How to Make Sun Water for Year-Round Solar Magic
Sun water is to summer what moon water is to night practice—a charged liquid you can use in baths, floor washes, plant care, or as an offering. To make Litha sun water, fill a clear glass jar with filtered water on the morning of June 21. Place it in direct sunlight from sunrise until solar noon, ideally outside, but a sunny window works. You may add a small piece of citrine, a sprig of fresh rosemary, or a single sunflower petal if you have one.
At noon, hold the jar up to the sun and say: "I charge this water with the fire of the longest day. May it carry warmth, courage, and clarity into every working I add it to." Strain out any plant material, store in a dark cupboard, and use over the coming year whenever a spell calls for solar energy.
Litha Herbs to Gather or Buy
Midsummer is the traditional time to gather the year's most potent herbs.
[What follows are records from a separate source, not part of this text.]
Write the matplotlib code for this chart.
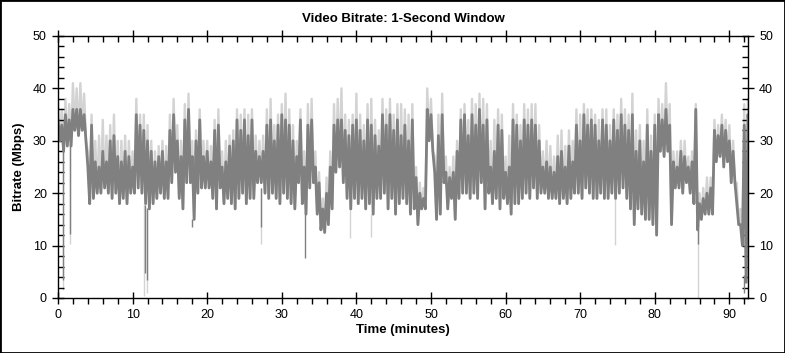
import numpy as np
import matplotlib.pyplot as plt
from matplotlib.lines import TICKDOWN
from matplotlib.patches import Rectangle

plt.rcParams['font.family'] = ['Liberation Sans', 'DejaVu Sans']

# time in minutes, one reading every half minute
minutes = np.arange(0, 93, 0.5)

# top of the dark band (Mbps)
band_hi = [34, 33, 35, 34, 36, 36, 36, 35, 25, 33,
           26, 25, 28, 26, 30, 31, 27, 26, 28, 27,
           25, 35, 33, 32, 30, 28, 26, 27, 28, 26,
           32, 35, 30, 27, 34, 36, 27, 30, 34, 27,
           28, 26, 32, 33, 25, 26, 29, 30, 34, 32,
           34, 31, 34, 28, 27, 28, 33, 34, 30, 33,
           35, 34, 33, 30, 27, 34, 25, 33, 34, 25,
           22, 17, 20, 25, 33, 34, 34, 32, 31, 33,
           34, 32, 30, 34, 33, 31, 29, 35, 33, 35,
           32, 34, 31, 33, 30, 34, 23, 20, 19, 36,
           35, 24, 31, 35, 24, 23, 24, 28, 34, 35,
           31, 35, 33, 36, 33, 34, 25, 28, 33, 32,
           24, 25, 34, 33, 30, 34, 33, 34, 33, 30,
           25, 26, 25, 24, 27, 28, 25, 29, 26, 33,
           30, 35, 33, 34, 33, 30, 34, 33, 30, 34,
           32, 35, 33, 32, 35, 28, 30, 26, 33, 28,
           33, 35, 34, 36, 33, 26, 25, 28, 27, 25,
           26, 36, 18, 19, 20, 21, 32, 31, 33, 32,
           30, 28, 18, 14, 33, 35]

# bottom of the dark band (Mbps)
band_lo = [30, 28, 29, 29, 32, 31, 32, 30, 18, 19,
           20, 20, 21, 20, 19, 20, 18, 19, 18, 20,
           20, 21, 20, 18, 17, 18, 19, 20, 19, 19,
           22, 24, 19, 17, 22, 22, 15, 20, 21, 21,
           21, 19, 17, 21, 18, 19, 18, 17, 19, 20,
           18, 19, 19, 22, 22, 20, 19, 20, 19, 18,
           20, 19, 18, 17, 22, 18, 16, 21, 22, 16,
           13, 12.5, 14, 17, 24, 25, 22, 19, 17, 19,
           18, 19, 17, 18, 16, 19, 19, 20, 17, 19,
           16, 18, 19, 18, 16, 17, 14, 17, 17, 30,
           28, 15, 16, 22, 17, 19, 15, 19, 20, 20,
           19, 20, 19, 22, 17, 20, 18, 19, 17, 19,
           18, 16, 18, 18, 19, 20, 19, 21, 19, 20,
           20, 19, 19, 19, 18, 19, 18, 19, 20, 20,
           19, 21, 20, 19, 19, 20, 19, 19, 20, 19,
           20, 21, 19, 17, 14, 17, 16, 15, 15, 14,
           12, 28, 27, 28, 14, 21, 21, 20, 22, 20,
           18, 13, 15, 16, 16, 16, 26, 27, 25, 26,
           22, 22, 14, 10, 3, 30]

# light peak envelope (Mbps)
peak = [37, 36, 38, 37, 41, 40, 41, 39, 28, 35,
        30, 31, 34, 31, 33, 35, 30, 30, 31, 30,
        28, 38, 35, 35, 33, 30, 28, 29, 30, 29,
        35, 38, 33, 30, 37, 39, 30, 32, 36, 30,
        30, 29, 34, 36, 28, 30, 31, 32, 36, 35,
        36, 35, 36, 31, 30, 31, 36, 38, 33, 35,
        37, 39, 36, 33, 30, 36, 28, 37, 38, 28,
        24, 19, 23, 28, 37, 38, 40, 35, 34, 35,
        39, 35, 33, 37, 38, 34, 32, 38, 36, 38,
        35, 37, 37, 36, 35, 37, 25, 22, 21, 40,
        38, 27, 35, 39, 27, 25, 27, 30, 36, 37,
        34, 38, 37, 39, 38, 37, 30, 34, 36, 35,
        27, 31, 37, 35, 33, 37, 36, 37, 37, 33,
        28, 30, 29, 27, 31, 32, 29, 32, 30, 36,
        35, 37, 36, 36, 35, 34, 36, 36, 33, 36,
        35, 38, 36, 35, 39, 32, 33, 30, 36, 31,
        35, 38, 37, 41, 37, 28, 28, 30, 30, 27,
        28, 37, 20, 21, 23, 23, 34, 33, 35, 34,
        33, 30, 22, 17, 37, 38]

# short dips well below the band
dip_times = [0.72, 1.55, 11.6, 11.9, 18.0, 27.25, 33.05, 85.8, 91.9]
dip_vals = [3.4, 12.3, 4.7, 3.4, 13.6, 13.6, 7.6, 10.4, 0.9]
light_dip_times = [0.72, 1.55, 11.57, 11.97, 27.25, 39.2, 42.0, 74.7, 85.8]
light_dip_vals = [1.5, 10.4, 0.3, 1.0, 10.4, 11.4, 11.7, 10.1, 0.0]

fig = plt.figure(figsize=(7.85, 3.53), dpi=100)
ax = fig.add_axes([58 / 785, 55 / 353, 690 / 785, 262 / 353])

dark = '#808080'
light = '#d3d3d3'

# trace each half-minute as a swing from the top reading down to the bottom one
t_zig = np.column_stack([minutes, minutes + 0.25]).ravel()
light_zig = np.column_stack([peak, band_lo]).ravel()
dark_zig = np.column_stack([band_hi, band_lo]).ravel()

ax.plot(t_zig, light_zig, color=light, lw=1.7, zorder=1)
ax.vlines(light_dip_times, light_dip_vals,
          np.interp(light_dip_times, minutes, band_lo), color=light, lw=1, zorder=1)
ax.plot(t_zig, dark_zig, color=dark, lw=2.0, zorder=2)
ax.vlines(dip_times, dip_vals,
          np.interp(dip_times, minutes, band_lo), color=dark, lw=1, zorder=2)

ax.set_xlim(0, 92.5)
ax.set_ylim(0, 50)
ax.set_xticks(np.arange(0, 91, 10))
ax.set_xticks(np.arange(0, 93, 2), minor=True)
ax.set_yticks(np.arange(0, 51, 10))
ax.set_yticks(np.arange(0, 51, 2), minor=True)
ax.tick_params(which='major', direction='inout', length=8, width=1,
               top=True, right=True, labelright=True, labelsize=9, pad=4)
ax.tick_params(which='minor', direction='in', length=4, width=1,
               top=True, right=True)
# bottom minor ticks hang below the axis
for tk in ax.xaxis.get_minor_ticks():
    tk.tick1line.set_marker(TICKDOWN)
for s in ax.spines.values():
    s.set_linewidth(1)

ax.set_title('Video Bitrate: 1-Second Window', fontsize=9.5, fontweight='bold', pad=10)
ax.set_xlabel('Time (minutes)', fontsize=9.5, fontweight='bold', labelpad=2)
ax.set_ylabel('Bitrate (Mbps)', fontsize=9.5, fontweight='bold', labelpad=6)

fig.patches.append(Rectangle((0, 0), 1, 1, transform=fig.transFigure,
                             fill=False, edgecolor='black', lw=2))

fig.savefig('out.png', dpi=100)
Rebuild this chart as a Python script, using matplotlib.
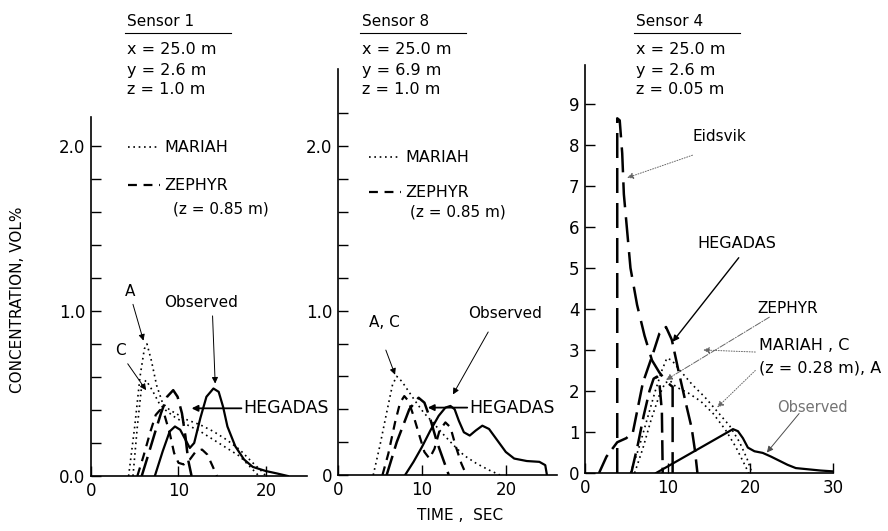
import matplotlib
matplotlib.use("Agg")
import matplotlib.pyplot as plt
from matplotlib.lines import Line2D

W, H = 888, 531

# ---- Sensor 1 (x=25.0, y=2.6, z=1.0) ----
obs1_t = [7.3, 8.2, 9.0, 9.6, 10.2, 10.8, 11.3, 11.8, 12.5, 13.2, 14.0, 14.6, 15.1, 15.6, 16.5, 17.5, 18.5, 20.0, 21.3, 22.5]
obs1_c = [0.0, 0.15, 0.27, 0.30, 0.28, 0.22, 0.17, 0.20, 0.35, 0.48, 0.53, 0.51, 0.42, 0.30, 0.18, 0.10, 0.055, 0.03, 0.015, 0.0]
heg1_t = [5.8, 6.5, 7.3, 8.0, 8.7, 9.4, 9.9, 10.4, 10.8, 11.1, 11.5]
heg1_c = [0.0, 0.12, 0.26, 0.38, 0.48, 0.52, 0.48, 0.38, 0.24, 0.10, 0.0]
zep1_t = [5.3, 6.0, 6.8, 7.4, 7.9, 8.4, 9.0, 9.5, 10.0, 10.6, 11.3, 12.0, 12.7, 13.3, 13.9, 14.4]
zep1_c = [0.0, 0.12, 0.27, 0.37, 0.40, 0.37, 0.26, 0.14, 0.08, 0.07, 0.10, 0.15, 0.16, 0.13, 0.06, 0.0]
marA1_t = [4.3, 5.0, 5.6, 6.1, 6.4, 6.9, 7.5, 8.2, 9.0, 10.0, 11.0, 12.5, 14.0, 15.5, 17.0, 18.5, 19.5, 20.0]
marA1_c = [0.0, 0.30, 0.60, 0.77, 0.80, 0.70, 0.55, 0.44, 0.40, 0.37, 0.34, 0.31, 0.27, 0.22, 0.16, 0.08, 0.03, 0.0]
marC1_t = [4.8, 5.3, 5.8, 6.3, 7.0, 7.8, 8.5, 9.5, 11.0, 12.5, 14.0, 15.5, 17.0, 18.3, 19.2]
marC1_c = [0.0, 0.30, 0.55, 0.58, 0.52, 0.44, 0.40, 0.36, 0.31, 0.27, 0.22, 0.17, 0.12, 0.05, 0.0]

# ---- Sensor 8 (x=25.0, y=6.9, z=1.0) ----
obs2_t = [8.0, 9.0, 10.0, 11.0, 12.0, 12.8, 13.4, 13.9, 14.4, 15.0, 15.7, 16.4, 17.2, 18.0, 19.0, 20.0, 21.0, 22.5, 24.0, 24.7, 24.9]
obs2_c = [0.0, 0.08, 0.17, 0.27, 0.36, 0.41, 0.42, 0.40, 0.33, 0.26, 0.24, 0.27, 0.30, 0.28, 0.21, 0.14, 0.10, 0.085, 0.08, 0.06, 0.0]
heg2_t = [5.8, 7.0, 8.5, 9.6, 10.3, 11.0, 11.8, 12.5, 13.2]
heg2_c = [0.0, 0.20, 0.40, 0.47, 0.44, 0.34, 0.20, 0.10, 0.0]
zep2_t = [5.3, 6.0, 6.8, 7.4, 7.9, 8.4, 9.0, 9.7, 10.3, 10.9, 11.5, 12.1, 12.8, 13.4, 14.0, 14.7, 15.3]
zep2_c = [0.0, 0.13, 0.32, 0.44, 0.48, 0.45, 0.36, 0.24, 0.14, 0.10, 0.16, 0.27, 0.32, 0.29, 0.18, 0.07, 0.0]
mar2_t = [4.2, 5.0, 5.8, 6.5, 7.0, 7.6, 8.4, 9.2, 10.2, 11.3, 12.5, 13.8, 15.0, 16.5, 18.0, 19.3]
mar2_c = [0.0, 0.18, 0.38, 0.55, 0.60, 0.57, 0.51, 0.45, 0.38, 0.32, 0.25, 0.18, 0.12, 0.07, 0.03, 0.0]

# ---- Sensor 4 (x=25.0, y=2.6, z=0.05) ----
eid3_t = [3.9, 3.9, 4.2, 4.5, 4.7, 5.1, 5.5, 6.3, 7.2, 8.1, 9.0, 10.0, 10.6, 10.6]
eid3_c = [0.0, 8.65, 8.6, 7.8, 6.8, 5.9, 5.0, 4.1, 3.35, 2.75, 2.45, 2.2, 2.1, 0.0]
heg3_t = [1.7, 2.6, 3.9, 5.0, 5.8, 6.3, 7.0, 8.2, 9.0, 9.8, 10.5, 11.3, 12.2, 12.9, 13.3, 13.6]
heg3_c = [0.0, 0.40, 0.75, 0.85, 1.0, 1.5, 2.2, 2.9, 3.4, 3.56, 3.25, 2.5, 1.7, 1.1, 0.55, 0.0]
zep3_t = [5.6, 6.4, 7.1, 7.8, 8.3, 8.7, 9.0, 9.3, 9.4]
zep3_c = [0.0, 0.7, 1.4, 2.0, 2.3, 2.35, 2.2, 1.5, 0.0]
marA3_t = [5.5, 6.5, 7.5, 8.5, 9.3, 9.9, 10.5, 11.5, 13.0, 14.5, 16.0, 17.5, 18.7, 19.6, 20.2]
marA3_c = [0.0, 0.6, 1.3, 2.0, 2.5, 2.8, 2.75, 2.5, 2.15, 1.85, 1.5, 1.15, 0.75, 0.35, 0.0]
marC3_t = [6.0, 7.0, 8.0, 9.0, 9.7, 10.3, 11.0, 12.5, 14.0, 15.5, 17.0, 18.2, 19.2, 19.8]
marC3_c = [0.0, 0.6, 1.3, 1.9, 2.2, 2.25, 2.1, 1.95, 1.75, 1.45, 1.05, 0.65, 0.25, 0.0]
obs3_t = [8.6, 10, 12, 14, 16, 17.3, 17.9, 18.5, 19.1, 19.7, 20.5, 21.5, 22.5, 23.5, 24.5, 25.5, 27, 28.5, 30]
obs3_c = [0.0, 0.16, 0.39, 0.62, 0.85, 1.0, 1.07, 1.02, 0.85, 0.62, 0.53, 0.49, 0.40, 0.30, 0.20, 0.12, 0.09, 0.06, 0.04]

SOLID = dict(color="k", lw=1.6, ls="-")
DOT = dict(color="k", lw=1.2, ls=(0, (1, 2.2)))
ZDASH = dict(color="k", lw=1.6, ls=(0, (4, 3)))
LDASH = dict(color="k", lw=1.8, ls=(0, (8, 3)))

plt.rcParams["font.family"] = "DejaVu Sans"
fig = plt.figure(figsize=(W / 100, H / 100), dpi=100)


def px_axes(x0, x1, ytop, ybot):
    return fig.add_axes([x0 / W, 1 - ybot / H, (x1 - x0) / W, (ybot - ytop) / H])


def style(ax):
    for s in ("top", "right"):
        ax.spines[s].set_visible(False)
    for s in ("left", "bottom"):
        ax.spines[s].set_linewidth(1.2)
    ax.tick_params(which="both", direction="in", labelsize=12, width=1)
    ax.tick_params(which="major", length=7, pad=4)
    ax.tick_params(which="minor", length=7)


def header(x0, name, lines):
    fig.text(x0 / W, 1 - 22 / H, name, ha="left", va="center", fontsize=11)
    fig.add_artist(Line2D([(x0 - 2) / W, (x0 + 104) / W], [1 - 33 / H] * 2, color="k", lw=0.8))
    for i, s in enumerate(lines):
        fig.text(x0 / W, 1 - (50 + 20 * i) / H, s, ha="left", va="center", fontsize=11.5)


def arrow(ax, tip, tail, lw=0.7, color="k", ls="-"):
    ax.annotate("", xy=tip, xytext=tail,
                arrowprops=dict(arrowstyle="-|>", lw=lw, color=color, ls=ls, mutation_scale=9,
                                shrinkA=0, shrinkB=0))


def legend(ax, x, y, spacing):
    h, l = ax.get_legend_handles_labels()
    ax.legend(h[::-1], l[::-1], loc="upper left", bbox_to_anchor=(x, y), frameon=False,
              fontsize=11.5, handlelength=2.0, handletextpad=0.3, labelspacing=spacing,
              borderaxespad=0, borderpad=0)


# panel 1
ax1 = px_axes(91, 307, 117, 476)
ax1.plot(obs1_t, obs1_c, **SOLID)
ax1.plot(heg1_t, heg1_c, **LDASH)
ax1.plot(zep1_t, zep1_c, label="ZEPHYR", **ZDASH)
ax1.plot(marA1_t, marA1_c, label="MARIAH", **DOT)
ax1.plot(marC1_t, marC1_c, **DOT)
ax1.set_xlim(0, 24.7); ax1.set_ylim(0, 2.175)
ax1.set_xticks([0, 10, 20]); ax1.set_yticks([0, 1, 2], ["0.0", "1.0", "2.0"])
ax1.set_yticks([0.2 * i for i in range(1, 11)], minor=True)
style(ax1)
legend(ax1, 0.17, 0.935, 1.45)
ax1.text(9.4, 1.62, "(z = 0.85 m)", fontsize=11, ha="left", va="center")
ax1.text(4.5, 1.12, "A", fontsize=11, ha="center", va="center")
arrow(ax1, (6.0, 0.82), (4.8, 1.04))
ax1.text(3.4, 0.76, "C", fontsize=11, ha="center", va="center")
arrow(ax1, (6.3, 0.52), (4.2, 0.68))
ax1.text(12.6, 1.05, "Observed", fontsize=11, ha="center", va="center")
arrow(ax1, (14.2, 0.56), (13.9, 0.97))
ax1.text(17.4, 0.41, "HEGADAS", fontsize=12.5, ha="left", va="center")
arrow(ax1, (11.5, 0.41), (17.2, 0.41), lw=1.3)

# panel 2
ax2 = px_axes(338, 557, 69, 475)
ax2.plot(obs2_t, obs2_c, **SOLID)
ax2.plot(heg2_t, heg2_c, **LDASH)
ax2.plot(zep2_t, zep2_c, label="ZEPHYR", **ZDASH)
ax2.plot(mar2_t, mar2_c, label="MARIAH", **DOT)
ax2.set_xlim(0, 26.1); ax2.set_ylim(0, 2.47)
ax2.set_xticks([0, 10, 20]); ax2.set_yticks([0, 1, 2], ["0", "1.0", "2.0"])
ax2.set_yticks([0.2 * i for i in range(1, 12)], minor=True)
style(ax2)
legend(ax2, 0.14, 0.80, 1.25)
ax2.text(8.6, 1.6, "(z = 0.85 m)", fontsize=11, ha="left", va="center")
ax2.text(3.7, 0.93, "A, C", fontsize=11, ha="left", va="center")
arrow(ax2, (6.8, 0.61), (5.7, 0.76))
ax2.text(19.9, 0.98, "Observed", fontsize=11, ha="center", va="center")
arrow(ax2, (13.7, 0.49), (17.9, 0.87))
ax2.text(15.6, 0.41, "HEGADAS", fontsize=12.5, ha="left", va="center")
arrow(ax2, (10.7, 0.41), (15.4, 0.41), lw=1.3)

# panel 3
ax3 = px_axes(585, 833, 65, 473)
ax3.plot(eid3_t, eid3_c, color="k", lw=1.8, ls=(0, (10, 4)))
ax3.plot(heg3_t, heg3_c, **LDASH)
ax3.plot(zep3_t, zep3_c, **LDASH)
ax3.plot(marA3_t, marA3_c, **DOT)
ax3.plot(marC3_t, marC3_c, **DOT)
ax3.plot(obs3_t, obs3_c, **SOLID)
ax3.set_xlim(0, 30); ax3.set_ylim(0, 9.95)
ax3.set_xticks([0, 10, 20, 30]); ax3.set_yticks(range(10))
style(ax3)
ax3.text(16.2, 8.2, "Eidsvik", fontsize=11, ha="center", va="center")
arrow(ax3, (5.1, 7.2), (13.0, 7.75), color="0.4", ls=":")
ax3.text(18.4, 5.6, "HEGADAS", fontsize=11.5, ha="center", va="center")
arrow(ax3, (10.6, 3.2), (18.6, 5.25), lw=1.0)
ax3.text(24.5, 4.0, "ZEPHYR", fontsize=11, ha="center", va="center")
arrow(ax3, (9.8, 2.27), (22.3, 3.8), color="0.4", ls="-.")
ax3.text(21.0, 3.1, "MARIAH , C", fontsize=11.5, ha="left", va="center")
ax3.text(21.0, 2.55, "(z = 0.28 m), A", fontsize=11.5, ha="left", va="center")
arrow(ax3, (14.3, 3.0), (20.6, 2.95), color="0.4", ls=":")
arrow(ax3, (16.0, 1.6), (20.6, 2.5), color="0.4", ls=":")
ax3.text(27.5, 1.6, "Observed", fontsize=10.5, ha="center", va="center", color="0.45")
arrow(ax3, (22.0, 0.5), (25.9, 1.45), color="0.3")

header(127, "Sensor 1", ["x = 25.0 m", "y = 2.6 m", "z = 1.0 m"])
header(362, "Sensor 8", ["x = 25.0 m", "y = 6.9 m", "z = 1.0 m"])
header(636, "Sensor 4", ["x = 25.0 m", "y = 2.6 m", "z = 0.05 m"])

fig.text(18 / W, 1 - 300 / H, "CONCENTRATION, VOL%", rotation=90, ha="center", va="center", fontsize=11)
fig.text(460 / W, 1 - 515 / H, "TIME ,  SEC", ha="center", va="center", fontsize=11)

fig.savefig("out.png", dpi=100, facecolor="white")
If you can harvest fresh at solar noon, do so; otherwise, dried versions blessed on your altar will serve. The classic Litha herbs are St. John's wort (protection and light through darkness), chamomile (solar warmth), calendula (joy and prosperity), rosemary (memory and clarity), lavender (peace and dream work), and mugwort (vision and the thinning veil). A small bundle of any of these, tied with gold thread, makes a beautiful Litha amulet to hang above your altar or door.
A Candle Working for What Is Ready to Be Seen
For witches without access to a bonfire, the candle is enough. You will need one gold or yellow candle, a slip of paper, and a quiet window near solar noon.
On the paper, write one thing in your life that has grown in the dark and is now ready to be witnessed—a creative project, a truth about who you are, a desire, a decision. Place the paper beneath the candle. Light the wick and say: "By the longest light of the longest day, I bring this into the sun. I will not keep it hidden any longer." Let the candle burn safely down. Carry the paper with you through the summer.
Honoring the Light, Honoring the Turn
There is a quiet melancholy folded inside Litha that some witches miss. The day after the solstice, the light begins to recede. By Lammas in August, the shift will be unmistakable. Midsummer is the peak and the turning—to celebrate it fully is to celebrate both at once.
This is, perhaps, Litha's deepest teaching. The witch who can stand in her brightness without grasping it, who can let the light pass through her rather than clutching it, is the witch who carries summer with her into every season that follows. Light your fires. Lift your face. Drink the longest day all the way to the bottom of the cup—and then let the wheel turn.